Give only the number of lines that contain the word "with".

(Entries from a dataset)
--- START ---
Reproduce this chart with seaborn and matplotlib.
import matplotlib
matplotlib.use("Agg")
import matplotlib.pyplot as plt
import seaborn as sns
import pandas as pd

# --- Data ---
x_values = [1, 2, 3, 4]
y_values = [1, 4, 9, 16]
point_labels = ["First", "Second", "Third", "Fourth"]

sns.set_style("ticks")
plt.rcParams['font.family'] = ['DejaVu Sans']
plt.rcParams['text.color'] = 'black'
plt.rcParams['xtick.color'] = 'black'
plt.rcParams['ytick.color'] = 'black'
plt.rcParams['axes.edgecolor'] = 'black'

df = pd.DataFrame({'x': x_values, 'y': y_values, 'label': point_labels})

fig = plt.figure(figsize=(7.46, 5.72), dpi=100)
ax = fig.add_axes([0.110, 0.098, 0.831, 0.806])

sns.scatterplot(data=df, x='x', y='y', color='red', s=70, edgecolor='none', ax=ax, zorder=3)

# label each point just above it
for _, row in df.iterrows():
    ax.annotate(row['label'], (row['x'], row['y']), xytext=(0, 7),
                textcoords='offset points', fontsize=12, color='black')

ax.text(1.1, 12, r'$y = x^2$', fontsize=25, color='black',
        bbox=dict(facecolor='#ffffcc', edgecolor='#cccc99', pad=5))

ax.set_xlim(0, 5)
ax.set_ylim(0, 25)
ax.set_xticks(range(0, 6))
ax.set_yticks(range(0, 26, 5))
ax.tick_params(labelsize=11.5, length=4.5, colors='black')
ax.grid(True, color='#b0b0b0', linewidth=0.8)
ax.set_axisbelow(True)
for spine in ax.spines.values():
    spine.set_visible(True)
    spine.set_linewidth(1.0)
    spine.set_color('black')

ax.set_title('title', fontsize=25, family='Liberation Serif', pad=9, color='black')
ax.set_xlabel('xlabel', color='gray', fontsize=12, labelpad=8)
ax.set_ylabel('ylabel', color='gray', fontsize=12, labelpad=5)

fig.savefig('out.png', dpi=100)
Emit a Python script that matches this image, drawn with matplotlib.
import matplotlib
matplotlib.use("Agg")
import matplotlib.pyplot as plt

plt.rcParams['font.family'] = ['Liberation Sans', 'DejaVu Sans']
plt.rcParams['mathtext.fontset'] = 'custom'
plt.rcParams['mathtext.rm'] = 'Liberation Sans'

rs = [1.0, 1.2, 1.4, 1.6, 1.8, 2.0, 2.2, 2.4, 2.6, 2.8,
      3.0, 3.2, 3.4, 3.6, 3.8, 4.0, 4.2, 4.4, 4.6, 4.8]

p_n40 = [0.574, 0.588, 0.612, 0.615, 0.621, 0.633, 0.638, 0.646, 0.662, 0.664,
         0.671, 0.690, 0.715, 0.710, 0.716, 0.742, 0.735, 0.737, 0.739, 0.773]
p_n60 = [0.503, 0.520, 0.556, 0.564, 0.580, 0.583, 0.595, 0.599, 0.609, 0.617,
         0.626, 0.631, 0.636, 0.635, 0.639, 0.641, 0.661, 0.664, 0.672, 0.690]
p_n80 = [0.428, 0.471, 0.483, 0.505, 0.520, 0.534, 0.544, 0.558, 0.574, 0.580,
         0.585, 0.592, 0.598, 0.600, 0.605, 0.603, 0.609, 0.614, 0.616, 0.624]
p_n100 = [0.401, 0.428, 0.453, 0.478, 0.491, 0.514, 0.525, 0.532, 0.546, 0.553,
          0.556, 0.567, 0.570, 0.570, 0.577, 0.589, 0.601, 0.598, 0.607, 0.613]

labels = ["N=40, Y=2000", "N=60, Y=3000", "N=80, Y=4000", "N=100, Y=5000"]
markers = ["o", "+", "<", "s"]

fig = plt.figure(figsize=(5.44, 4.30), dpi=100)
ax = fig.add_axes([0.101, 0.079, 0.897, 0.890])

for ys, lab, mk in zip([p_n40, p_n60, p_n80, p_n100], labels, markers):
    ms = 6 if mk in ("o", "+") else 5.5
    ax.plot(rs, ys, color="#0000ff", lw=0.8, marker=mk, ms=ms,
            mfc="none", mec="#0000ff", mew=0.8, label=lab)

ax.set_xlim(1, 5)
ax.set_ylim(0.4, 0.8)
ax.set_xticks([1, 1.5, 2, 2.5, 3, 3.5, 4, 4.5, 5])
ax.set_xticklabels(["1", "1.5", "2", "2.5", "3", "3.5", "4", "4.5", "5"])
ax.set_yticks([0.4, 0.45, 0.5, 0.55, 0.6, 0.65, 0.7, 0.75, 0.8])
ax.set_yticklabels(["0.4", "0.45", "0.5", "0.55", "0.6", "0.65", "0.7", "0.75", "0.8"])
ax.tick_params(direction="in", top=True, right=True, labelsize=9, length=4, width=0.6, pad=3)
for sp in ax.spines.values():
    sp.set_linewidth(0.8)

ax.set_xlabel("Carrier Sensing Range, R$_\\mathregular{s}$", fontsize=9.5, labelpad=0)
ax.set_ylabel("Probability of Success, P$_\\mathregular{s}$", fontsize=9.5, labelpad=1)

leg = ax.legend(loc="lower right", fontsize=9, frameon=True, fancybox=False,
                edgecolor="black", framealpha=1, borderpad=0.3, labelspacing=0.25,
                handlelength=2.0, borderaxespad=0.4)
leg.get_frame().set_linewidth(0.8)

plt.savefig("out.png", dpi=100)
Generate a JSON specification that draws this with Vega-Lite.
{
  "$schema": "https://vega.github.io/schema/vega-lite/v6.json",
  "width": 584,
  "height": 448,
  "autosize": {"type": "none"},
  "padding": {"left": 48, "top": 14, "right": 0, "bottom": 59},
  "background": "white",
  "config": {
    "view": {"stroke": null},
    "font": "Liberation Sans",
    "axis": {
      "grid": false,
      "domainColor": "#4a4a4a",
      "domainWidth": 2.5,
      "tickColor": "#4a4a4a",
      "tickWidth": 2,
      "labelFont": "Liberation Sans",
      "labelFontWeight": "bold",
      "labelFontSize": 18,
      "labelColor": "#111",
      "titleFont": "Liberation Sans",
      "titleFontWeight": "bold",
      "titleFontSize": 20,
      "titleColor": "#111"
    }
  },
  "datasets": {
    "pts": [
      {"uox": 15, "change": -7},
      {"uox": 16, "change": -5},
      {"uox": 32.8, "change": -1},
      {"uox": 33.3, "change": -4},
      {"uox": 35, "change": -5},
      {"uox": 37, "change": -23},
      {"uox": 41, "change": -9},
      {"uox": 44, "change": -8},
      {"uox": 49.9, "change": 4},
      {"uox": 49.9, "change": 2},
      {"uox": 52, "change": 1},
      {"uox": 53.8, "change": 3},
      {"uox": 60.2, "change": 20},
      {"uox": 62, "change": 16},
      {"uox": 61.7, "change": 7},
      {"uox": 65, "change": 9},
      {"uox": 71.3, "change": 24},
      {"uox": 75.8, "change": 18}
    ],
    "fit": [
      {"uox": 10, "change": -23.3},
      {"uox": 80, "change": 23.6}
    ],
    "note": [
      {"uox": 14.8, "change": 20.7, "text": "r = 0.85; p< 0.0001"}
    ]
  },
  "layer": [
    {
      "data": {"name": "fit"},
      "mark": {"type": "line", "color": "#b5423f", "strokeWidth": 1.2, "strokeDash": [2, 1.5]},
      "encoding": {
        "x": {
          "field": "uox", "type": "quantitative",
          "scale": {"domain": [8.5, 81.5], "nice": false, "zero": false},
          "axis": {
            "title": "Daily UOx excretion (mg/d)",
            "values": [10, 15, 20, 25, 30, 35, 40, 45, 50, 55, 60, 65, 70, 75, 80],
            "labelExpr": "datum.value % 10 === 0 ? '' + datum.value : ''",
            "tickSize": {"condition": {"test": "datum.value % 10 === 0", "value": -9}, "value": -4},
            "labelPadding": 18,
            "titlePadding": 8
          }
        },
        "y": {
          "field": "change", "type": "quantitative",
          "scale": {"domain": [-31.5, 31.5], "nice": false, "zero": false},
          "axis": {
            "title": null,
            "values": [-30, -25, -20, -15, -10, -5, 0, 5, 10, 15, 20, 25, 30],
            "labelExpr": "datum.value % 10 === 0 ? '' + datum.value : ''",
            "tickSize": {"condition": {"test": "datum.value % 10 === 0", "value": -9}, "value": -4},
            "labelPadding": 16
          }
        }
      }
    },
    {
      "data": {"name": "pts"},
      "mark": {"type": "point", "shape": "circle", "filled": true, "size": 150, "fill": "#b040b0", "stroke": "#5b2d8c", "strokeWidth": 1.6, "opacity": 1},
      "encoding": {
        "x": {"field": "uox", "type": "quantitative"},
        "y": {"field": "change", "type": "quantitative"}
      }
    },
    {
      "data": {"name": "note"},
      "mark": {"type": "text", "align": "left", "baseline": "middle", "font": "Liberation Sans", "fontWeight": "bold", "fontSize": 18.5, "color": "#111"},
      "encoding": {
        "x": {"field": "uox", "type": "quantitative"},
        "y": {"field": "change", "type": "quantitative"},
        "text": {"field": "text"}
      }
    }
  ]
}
--- END ---
--- START ---
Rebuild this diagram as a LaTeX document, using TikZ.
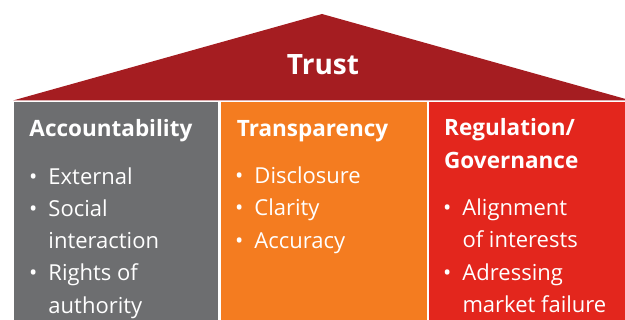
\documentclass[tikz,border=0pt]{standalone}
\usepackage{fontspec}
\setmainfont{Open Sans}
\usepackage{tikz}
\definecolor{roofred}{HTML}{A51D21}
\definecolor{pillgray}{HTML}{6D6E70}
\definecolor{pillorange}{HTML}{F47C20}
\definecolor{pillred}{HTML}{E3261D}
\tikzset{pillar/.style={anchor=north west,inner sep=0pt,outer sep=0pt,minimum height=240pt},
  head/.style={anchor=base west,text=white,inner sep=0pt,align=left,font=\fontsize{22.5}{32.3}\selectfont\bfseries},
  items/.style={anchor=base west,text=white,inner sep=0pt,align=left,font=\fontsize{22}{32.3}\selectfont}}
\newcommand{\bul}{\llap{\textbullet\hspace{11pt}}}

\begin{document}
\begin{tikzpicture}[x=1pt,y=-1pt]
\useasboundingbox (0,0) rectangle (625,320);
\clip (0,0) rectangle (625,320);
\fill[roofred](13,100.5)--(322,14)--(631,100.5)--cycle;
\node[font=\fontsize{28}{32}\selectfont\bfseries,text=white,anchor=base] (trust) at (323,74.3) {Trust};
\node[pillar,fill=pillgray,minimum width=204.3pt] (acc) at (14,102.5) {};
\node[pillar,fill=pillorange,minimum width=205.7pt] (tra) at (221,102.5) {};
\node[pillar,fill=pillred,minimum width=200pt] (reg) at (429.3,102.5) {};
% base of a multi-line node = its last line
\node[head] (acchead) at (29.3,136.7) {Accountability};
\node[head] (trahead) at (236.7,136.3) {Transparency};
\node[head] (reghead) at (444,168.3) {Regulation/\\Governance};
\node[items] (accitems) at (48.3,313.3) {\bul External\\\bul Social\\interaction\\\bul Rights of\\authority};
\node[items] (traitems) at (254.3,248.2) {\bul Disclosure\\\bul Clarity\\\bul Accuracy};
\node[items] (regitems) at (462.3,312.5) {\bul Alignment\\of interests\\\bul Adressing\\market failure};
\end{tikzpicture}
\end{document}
--- END ---
§ **In response**
3